However, this approach is only applicable for positioning a limited
number of particles on a surface.
[0007] On a larger scale, surfaces nanostructured by electron beam
or focused ion beam lithography or by nano-imprint lithography
(thermoplastic, by photoactivation or otherwise) can be used for
locating particles, present in solution or in a gas phase. In this
context, PCT publication No. WO 2008/012923 (Harvard) presents a
method of manufacture of a nanostructure based on the encapsulation
of a metallic, organic or semiconductor material on an indented
surface followed by cutting of the encapsulating material, carried
out so as to create an isolated nanostructure of a material of
interest.
[0008] The self-assembly of amphiphilic molecules makes it
possible, moreover, to generate macroscopic structured surfaces
having units that are smaller (from 2 to 100 nm) and are organized.
Structured organic surfaces are in particular formed by the
annealing of surfactants (for example Aisson et al., Surface
Science 2007, 601, 2611). Unfortunately, the proposed techniques do
not allow selective functionalization of the units, hence it is
difficult to control the positioning of nano-objects on these
surfaces.
[0009] The encapsulation of nanoparticles directly in micelles of
surfactants also makes it possible to generate organized networks
of particles on large areas. Thus, PCT publication No. WO
2008/125172 (Max Planck Gesellschaft and Heidelberg University)

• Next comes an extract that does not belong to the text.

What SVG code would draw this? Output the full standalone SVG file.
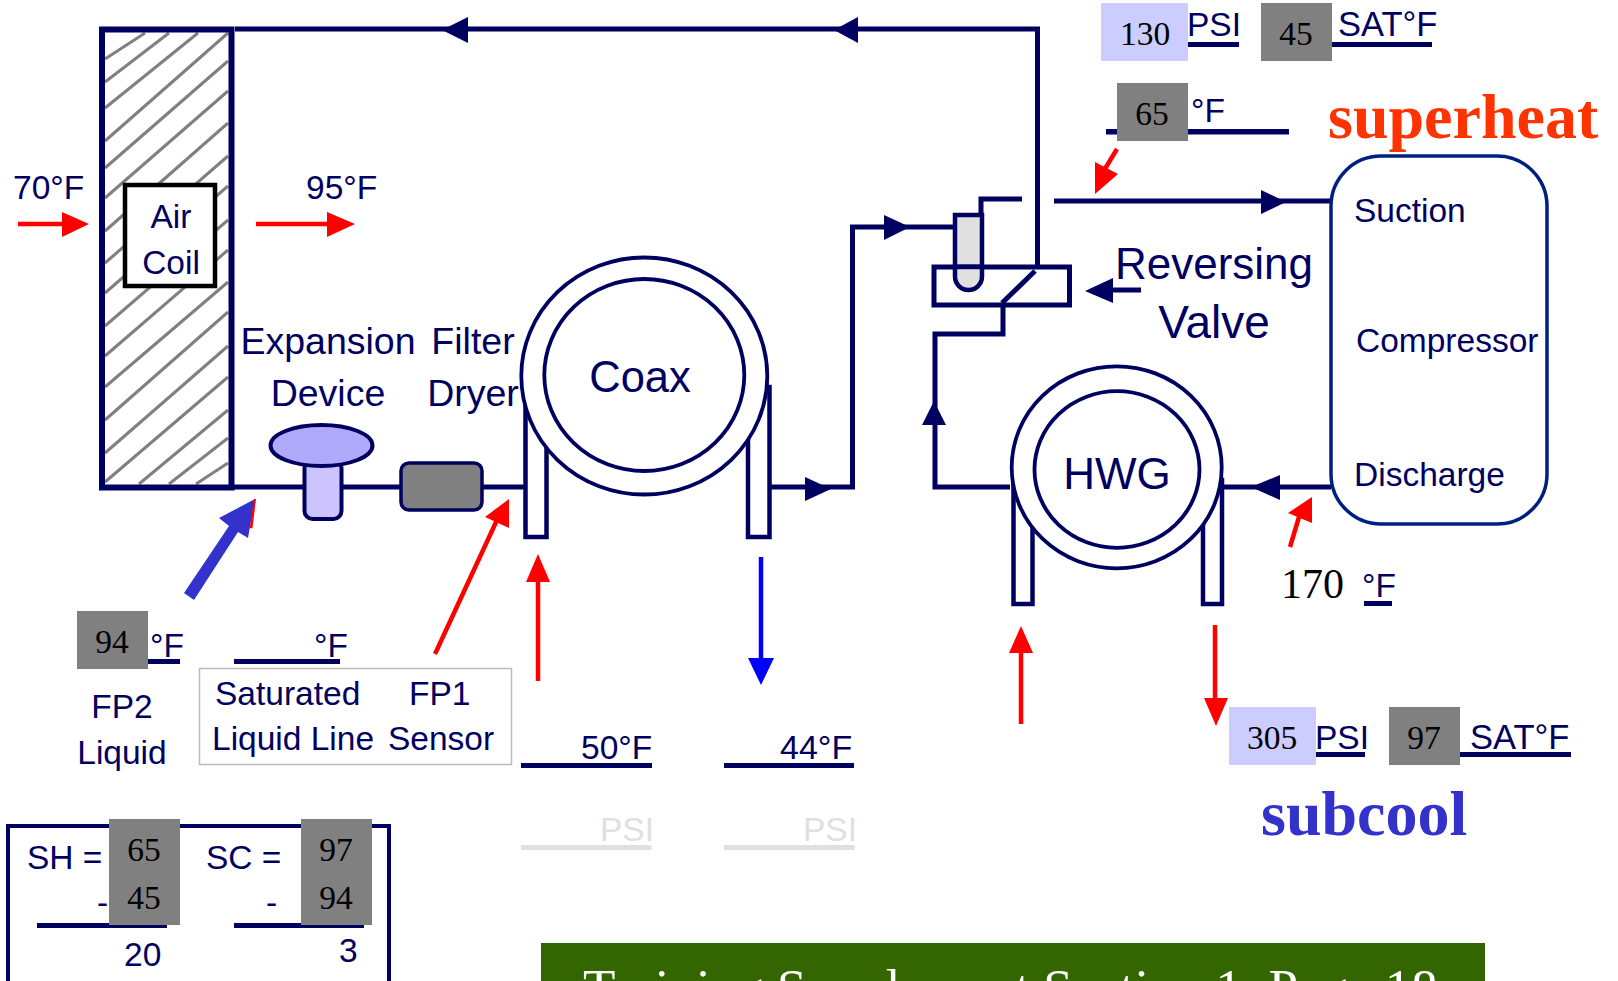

describes a method involving the immersion of a substrate in a
solution of multiblock copolymer laden with a metallic species, the
gradual extraction of the substrate from the solution then a step
of reduction or oxidation of the metal compound so as to form
nanoparticles.
[0010] The self-organization of nanoparticles on a surface obtained
on the basis of interactions between particles is also used on
large areas, utilizing substrates pre-structured by lithographic
methods. In this connection, PCT publication No. WO 2006/051186
(CEA) describes a method comprising the deposition of particles on
a substrate with self-organization of the particles and modulated
interaction between the substrate and the particles. For its part,
U.S. Pat. No. 7,164,209 (Nanosys Inc.) describes the use of a mask
combined with alignment by the action of a gas stream or of the
nanoparticles that are to be arranged.
[0011] However, these last-mentioned methods only offer a barrier
of limited potential between the particles, which leads to the
formation of agglomerates, in particular under the external action
of annealing.
[0012] Furthermore, mesoporous inorganic layers are known, using
the organization of lyotropic phases. U.S. Pat. No. 6,326,326
(Battelle Memorial Institute) describes a method involving the
hydration of a mesoporous material, mixing the material with
precursors of functional molecules, agitation in order to cause the
precursors to permeate through the pores, and heating. It should be
pointed out in this connection that the category of mesopores is
defined by IUPAC as including pores with width between 2 and 50 nm,
smaller pores being described as micropores, and larger pores as
macropores (see for example Pure & Appl. Chem., Vol. 57, No. 4,
pp. 603-619, 1985).
[0013] Moreover, synthesis of functionalized ordered and mesoporous
films of silicon alkoxides, based on self-assembly induced by
evaporation, is known from the document "First Direct Synthesis of
highly ordered bifunctional mesoporous silica thin films" by Mehdi
et al., J. Nanosciences and Nanotechnology 6, 377, 2006.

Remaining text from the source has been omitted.